** Given request **
Can you set down, exactly as they appear below, the lines from the opening of the material through the one bearing "from bokeh.resources import INLINE", minus the pictures?

** Source excerpt **

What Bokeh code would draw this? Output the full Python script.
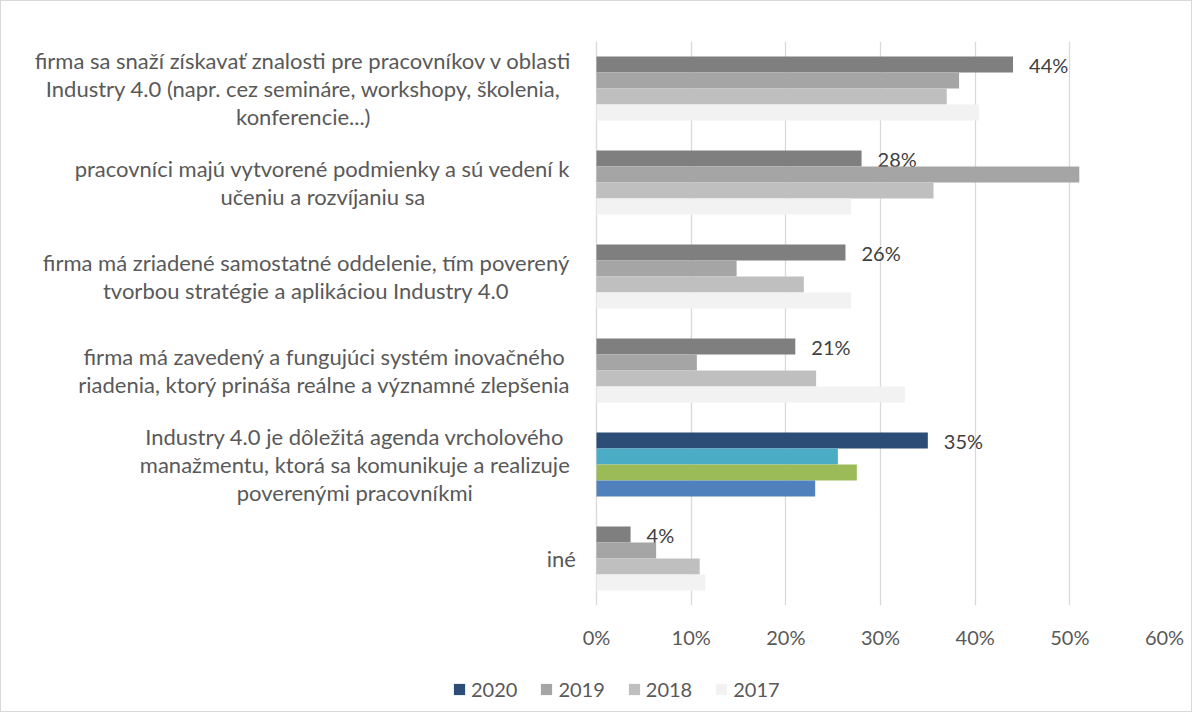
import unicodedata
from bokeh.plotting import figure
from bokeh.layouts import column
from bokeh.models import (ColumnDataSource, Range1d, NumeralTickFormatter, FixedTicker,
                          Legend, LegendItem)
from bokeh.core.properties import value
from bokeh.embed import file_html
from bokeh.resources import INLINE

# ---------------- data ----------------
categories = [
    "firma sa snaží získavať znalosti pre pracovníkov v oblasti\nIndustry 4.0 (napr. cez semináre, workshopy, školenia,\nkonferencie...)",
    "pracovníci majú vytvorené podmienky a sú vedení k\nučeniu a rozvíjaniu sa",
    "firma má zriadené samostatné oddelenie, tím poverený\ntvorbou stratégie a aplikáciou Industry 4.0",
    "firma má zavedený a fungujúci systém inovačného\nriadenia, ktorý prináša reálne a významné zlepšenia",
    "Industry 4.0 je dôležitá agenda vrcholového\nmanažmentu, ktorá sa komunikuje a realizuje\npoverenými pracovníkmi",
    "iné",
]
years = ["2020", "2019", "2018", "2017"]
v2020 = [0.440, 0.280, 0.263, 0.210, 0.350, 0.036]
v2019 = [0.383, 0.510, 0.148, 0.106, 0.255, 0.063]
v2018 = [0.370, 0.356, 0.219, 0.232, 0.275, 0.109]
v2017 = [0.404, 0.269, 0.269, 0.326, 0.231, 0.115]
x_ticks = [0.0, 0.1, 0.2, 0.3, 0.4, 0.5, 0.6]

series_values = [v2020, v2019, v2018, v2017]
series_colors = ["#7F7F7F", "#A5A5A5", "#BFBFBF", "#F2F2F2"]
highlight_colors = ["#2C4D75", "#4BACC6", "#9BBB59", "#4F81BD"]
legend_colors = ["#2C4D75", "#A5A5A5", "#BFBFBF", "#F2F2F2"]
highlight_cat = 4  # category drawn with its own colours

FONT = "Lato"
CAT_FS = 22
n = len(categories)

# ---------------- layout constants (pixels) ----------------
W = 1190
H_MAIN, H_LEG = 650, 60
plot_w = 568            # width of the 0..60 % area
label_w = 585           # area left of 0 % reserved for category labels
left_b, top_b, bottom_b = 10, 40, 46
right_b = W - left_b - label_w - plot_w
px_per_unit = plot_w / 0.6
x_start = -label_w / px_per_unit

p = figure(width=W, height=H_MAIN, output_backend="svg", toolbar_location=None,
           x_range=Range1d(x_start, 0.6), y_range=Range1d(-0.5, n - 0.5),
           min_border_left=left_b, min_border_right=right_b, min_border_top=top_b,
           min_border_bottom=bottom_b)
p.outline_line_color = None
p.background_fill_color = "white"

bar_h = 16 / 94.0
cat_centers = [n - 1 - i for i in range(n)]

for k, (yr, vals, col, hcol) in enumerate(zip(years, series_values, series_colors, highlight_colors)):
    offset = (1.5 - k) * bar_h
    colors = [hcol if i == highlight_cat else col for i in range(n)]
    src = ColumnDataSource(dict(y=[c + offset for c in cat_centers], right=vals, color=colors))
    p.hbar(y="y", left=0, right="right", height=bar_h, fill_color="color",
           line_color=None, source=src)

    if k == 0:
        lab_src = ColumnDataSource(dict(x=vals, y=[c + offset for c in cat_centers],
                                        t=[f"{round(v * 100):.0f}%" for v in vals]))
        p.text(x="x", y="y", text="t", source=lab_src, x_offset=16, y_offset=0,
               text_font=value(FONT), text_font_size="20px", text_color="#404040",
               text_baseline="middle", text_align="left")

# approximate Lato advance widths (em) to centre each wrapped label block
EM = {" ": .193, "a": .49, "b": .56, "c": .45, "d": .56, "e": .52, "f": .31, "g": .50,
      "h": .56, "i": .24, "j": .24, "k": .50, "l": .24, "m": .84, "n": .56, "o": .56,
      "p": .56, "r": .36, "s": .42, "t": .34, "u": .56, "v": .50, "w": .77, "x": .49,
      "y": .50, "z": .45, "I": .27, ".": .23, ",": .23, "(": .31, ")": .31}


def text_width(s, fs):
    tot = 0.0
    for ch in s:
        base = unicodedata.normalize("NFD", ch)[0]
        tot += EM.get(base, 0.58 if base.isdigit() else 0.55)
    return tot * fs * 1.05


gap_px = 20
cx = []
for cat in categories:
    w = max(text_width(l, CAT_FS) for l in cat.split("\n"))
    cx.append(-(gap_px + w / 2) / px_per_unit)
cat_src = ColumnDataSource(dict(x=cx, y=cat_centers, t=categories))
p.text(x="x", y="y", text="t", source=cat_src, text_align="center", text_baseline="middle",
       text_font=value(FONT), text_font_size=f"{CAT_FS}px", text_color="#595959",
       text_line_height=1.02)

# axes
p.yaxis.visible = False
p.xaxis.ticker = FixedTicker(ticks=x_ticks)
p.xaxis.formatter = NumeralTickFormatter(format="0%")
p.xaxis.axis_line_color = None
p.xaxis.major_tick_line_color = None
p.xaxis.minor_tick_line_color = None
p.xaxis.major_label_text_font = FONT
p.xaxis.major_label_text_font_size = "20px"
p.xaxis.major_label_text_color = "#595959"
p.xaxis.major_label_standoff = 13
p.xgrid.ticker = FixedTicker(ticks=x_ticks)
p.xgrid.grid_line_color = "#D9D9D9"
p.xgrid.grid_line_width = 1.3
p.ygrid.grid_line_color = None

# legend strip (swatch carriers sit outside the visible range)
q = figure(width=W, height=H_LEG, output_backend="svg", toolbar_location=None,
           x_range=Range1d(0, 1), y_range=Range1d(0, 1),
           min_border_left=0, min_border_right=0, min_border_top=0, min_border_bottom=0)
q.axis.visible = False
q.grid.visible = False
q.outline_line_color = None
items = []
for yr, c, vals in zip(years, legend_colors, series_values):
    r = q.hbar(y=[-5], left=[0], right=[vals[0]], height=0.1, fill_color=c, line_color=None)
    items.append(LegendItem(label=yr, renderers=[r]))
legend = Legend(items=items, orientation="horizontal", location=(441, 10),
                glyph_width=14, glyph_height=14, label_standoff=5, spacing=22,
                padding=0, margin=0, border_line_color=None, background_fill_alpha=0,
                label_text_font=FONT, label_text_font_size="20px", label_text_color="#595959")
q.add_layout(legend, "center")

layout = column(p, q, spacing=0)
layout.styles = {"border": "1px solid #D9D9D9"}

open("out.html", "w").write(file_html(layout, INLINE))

** Exercise output **
What Bokeh code would draw this? Output the full Python script.
import unicodedata
from bokeh.plotting import figure
from bokeh.layouts import column
from bokeh.models import (ColumnDataSource, Range1d, NumeralTickFormatter, FixedTicker,
                          Legend, LegendItem)
from bokeh.core.properties import value
from bokeh.embed import file_html
from bokeh.resources import INLINE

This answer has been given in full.